For jobs that work with partitioned assets, instead of separately defining partitions and schedules, you can use partition-based schedules that automatically align with your asset partitions:

workflow.yaml
partitions:
  - assets: ["monthly_data"]
    params:
      start: "2022-01-01"
      schedule_type: MONTHLY

jobs:
  - job_id: monthly_processing
    triggers:
      - trigger_id: monthly_schedule
        trigger_type: schedule
        params:
          schedule_kind: partition  # Automatically uses partition configuration
    asset_selection:
      - monthly_data*

This approach:

  • Automatically determines run timing based on partition configuration
  • Maintains consistency between partition definitions and scheduling
  • Simplifies configuration by removing the need for separate cron expressions

Refer to the Configuration page to learn how to configure partitions.

Sensors

Sensors allow you to trigger jobs in response to external events. ODP provides both pre-built sensors and the ability to create custom sensors.

Pre-built Sensors

GCS Sensor

Monitors Google Cloud Storage buckets for new objects and triggers runs for each new object found:

workflow.yaml
jobs:
  - job_id: process_new_files
    triggers:
      - trigger_id: gcs_file_monitor
        trigger_type: sensor
        description: "Monitor GCS bucket for new files"
        params:
          sensor_kind: gcs_sensor
          sensor_params:
            bucket_name: my-bucket
            path_prefix_filter: data/  # Optional: only watch specific prefix

Required Resources: The GCS sensor requires the gcs resource to be configured. For more information about configuring resources, see the Resources documentation.

The sensor:

  • Tracks processed files using a cursor to avoid duplicate processing
  • Can filter objects based on prefix
  • Provides file URIs to downstream assets through sensor context
  • Automatically deduplicates runs using the object key as the run key

Note

The GCS sensor automatically manages its cursor to track processed files. You don't need to handle cursor management when using this pre-built sensor.

Creating Custom Sensors

Custom sensors inherit from BaseSensor and use the @odp_sensor decorator. BaseSensor inherits from Pydantic's BaseModel, helping ODP validate all sensor parameters using Pydantic's type system.

Each sensor has access to:

  • self._context: The SensorEvaluationContext from Dagster
  • self._cursor: The current cursor value, used to track sensor state
  • self._resources: Dictionary of configured required resources
from datetime import datetime
from typing import Any, Generator
from dagster import RunRequest, SkipReason

@odp_sensor(
    sensor_type="api_status_sensor",
    required_resources=["custom_api"]
)
class APIStatusSensor(BaseSensor):
    """Monitor an API endpoint for status changes."""

    endpoint: str
    check_interval: int = 300  # seconds

    def run(self) -> Generator[RunRequest | SkipReason, Any, None]:
        api = self._resources["custom_api"]
        previous_status = self._cursor

        status = api.get_status(self.endpoint)

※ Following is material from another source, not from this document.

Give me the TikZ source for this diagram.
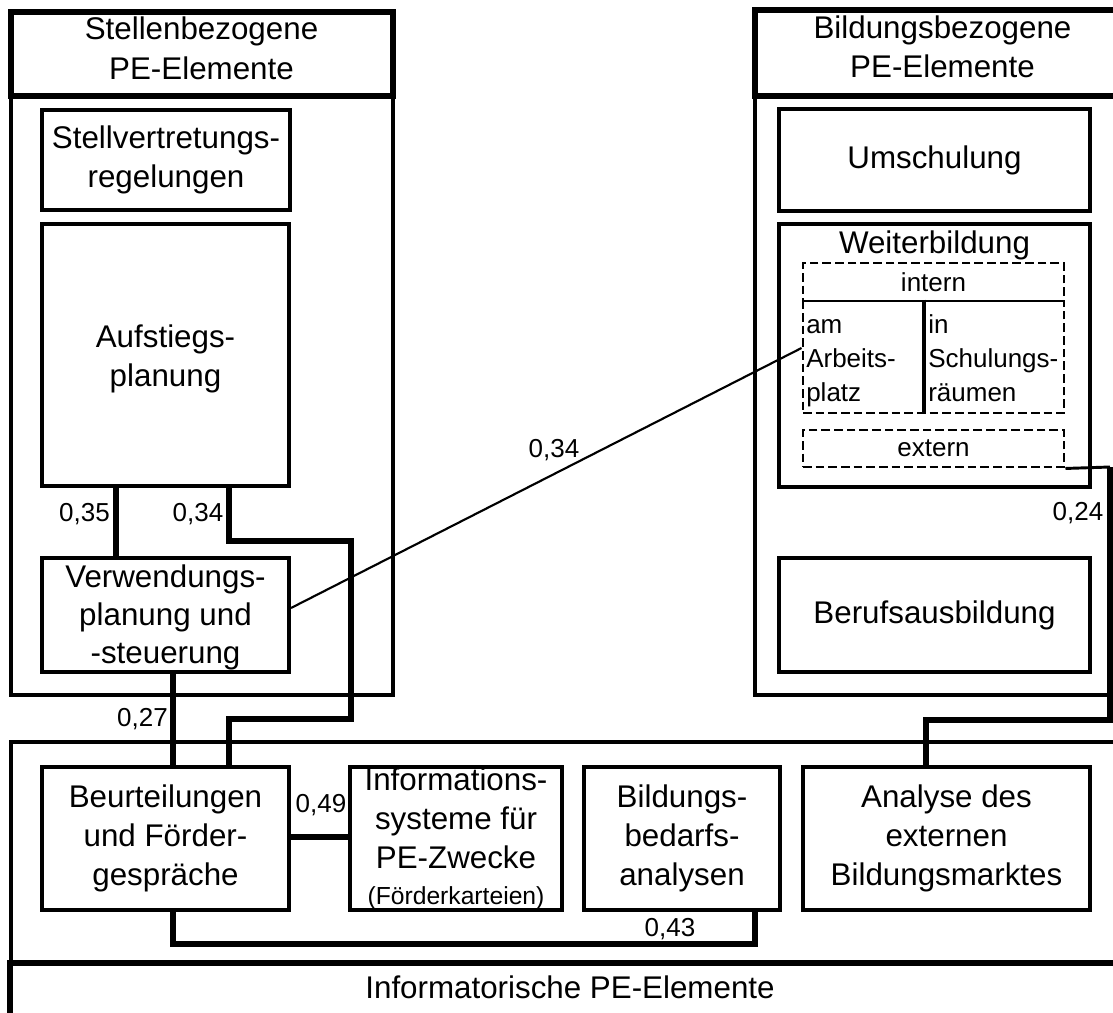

        if status != previous_status:
            # Status changed, trigger a run
            self._context.update_cursor(status)

            # Values in sensor_context_config will be available to all tasks
            # in the triggered job through {{sensor.field}} syntax
            yield RunRequest(
                run_key=f"status_change_{status}",
                run_config={
                    "resources": {
                        "sensor_context": {
                            "config": {
                                "sensor_context_config": {
                                    "new_status": status,
                                    "previous_status": previous_status,
                                    "change_time": datetime.now().isoformat()
                                }
                            }
                        }
                    }
                }
            )
        else:
            yield SkipReason(f"Status unchanged: {status}")

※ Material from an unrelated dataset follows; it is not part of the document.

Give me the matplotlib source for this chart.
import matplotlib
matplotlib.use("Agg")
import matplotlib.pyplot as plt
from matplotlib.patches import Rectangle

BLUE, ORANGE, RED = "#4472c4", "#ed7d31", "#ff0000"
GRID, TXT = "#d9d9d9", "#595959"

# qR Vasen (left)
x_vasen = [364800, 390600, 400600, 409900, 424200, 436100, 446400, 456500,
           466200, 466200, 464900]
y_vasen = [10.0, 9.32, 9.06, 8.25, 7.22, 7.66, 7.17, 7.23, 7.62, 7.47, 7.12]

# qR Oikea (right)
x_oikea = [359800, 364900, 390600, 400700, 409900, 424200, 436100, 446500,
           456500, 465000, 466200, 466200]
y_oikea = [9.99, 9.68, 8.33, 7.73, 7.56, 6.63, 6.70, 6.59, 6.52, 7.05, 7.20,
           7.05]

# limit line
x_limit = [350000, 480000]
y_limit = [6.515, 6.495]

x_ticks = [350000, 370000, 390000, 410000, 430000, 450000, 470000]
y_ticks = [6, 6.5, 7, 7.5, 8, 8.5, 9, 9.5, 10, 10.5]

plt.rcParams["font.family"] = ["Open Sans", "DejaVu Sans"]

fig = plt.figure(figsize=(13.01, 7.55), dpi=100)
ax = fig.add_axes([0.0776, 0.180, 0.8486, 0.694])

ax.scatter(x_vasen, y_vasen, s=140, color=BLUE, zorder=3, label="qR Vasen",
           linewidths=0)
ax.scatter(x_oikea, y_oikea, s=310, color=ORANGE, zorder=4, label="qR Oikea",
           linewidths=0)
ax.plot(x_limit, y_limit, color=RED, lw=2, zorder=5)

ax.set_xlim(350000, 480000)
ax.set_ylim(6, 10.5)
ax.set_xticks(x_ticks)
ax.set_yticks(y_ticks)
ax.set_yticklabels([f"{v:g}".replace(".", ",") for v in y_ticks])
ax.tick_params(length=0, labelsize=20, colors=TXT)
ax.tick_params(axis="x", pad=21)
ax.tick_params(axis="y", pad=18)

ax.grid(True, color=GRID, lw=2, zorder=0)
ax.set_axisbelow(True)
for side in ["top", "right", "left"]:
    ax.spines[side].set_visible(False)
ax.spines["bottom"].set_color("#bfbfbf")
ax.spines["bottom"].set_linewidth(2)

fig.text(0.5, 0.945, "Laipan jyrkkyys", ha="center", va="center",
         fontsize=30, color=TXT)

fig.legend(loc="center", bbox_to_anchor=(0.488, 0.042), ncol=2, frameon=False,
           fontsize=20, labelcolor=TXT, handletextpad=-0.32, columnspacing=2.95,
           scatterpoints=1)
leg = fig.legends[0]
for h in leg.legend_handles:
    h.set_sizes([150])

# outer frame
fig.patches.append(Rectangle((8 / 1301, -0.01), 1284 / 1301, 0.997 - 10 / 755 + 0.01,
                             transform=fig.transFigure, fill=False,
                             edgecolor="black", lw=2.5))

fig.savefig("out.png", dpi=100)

Use the custom sensor in your workflow configuration:

workflow.yaml
jobs:
  - job_id: status_handler
    triggers:
      - trigger_id: api_monitor
        trigger_type: sensor
        params:
          sensor_kind: api_status_sensor
          sensor_params:
            endpoint: /status
            check_interval: 600  # 10 minutes

assets:
  - asset_key: process_status_change
    task_type: status_processor
    params:
      # Any field defined in sensor_context_config above can be
      # accessed by any asset in the job using this syntax
      current_status: "{{sensor.new_status}}"
      previous_status: "{{sensor.previous_status}}"
      change_timestamp: "{{sensor.change_time}}"

Tip

Values placed in sensor_context_config are automatically made available to all assets in the triggered job through the {{sensor.field}} syntax. This provides a convenient way to pass sensor-detected information to your assets without having to modify the job configuration.

Important

After creating a custom sensor, you must import it in your __init__.py or definitions.py file for Python to execute the decorator and register the sensor with ODP. Simply defining the class in a separate file isn't enough - it needs to be imported where Dagster loads your code.

Through jobs, schedules, and sensors, ODP provides a configuration-driven way to automate your Dagster pipelines while keeping automation logic organized and maintainable in your workflow files.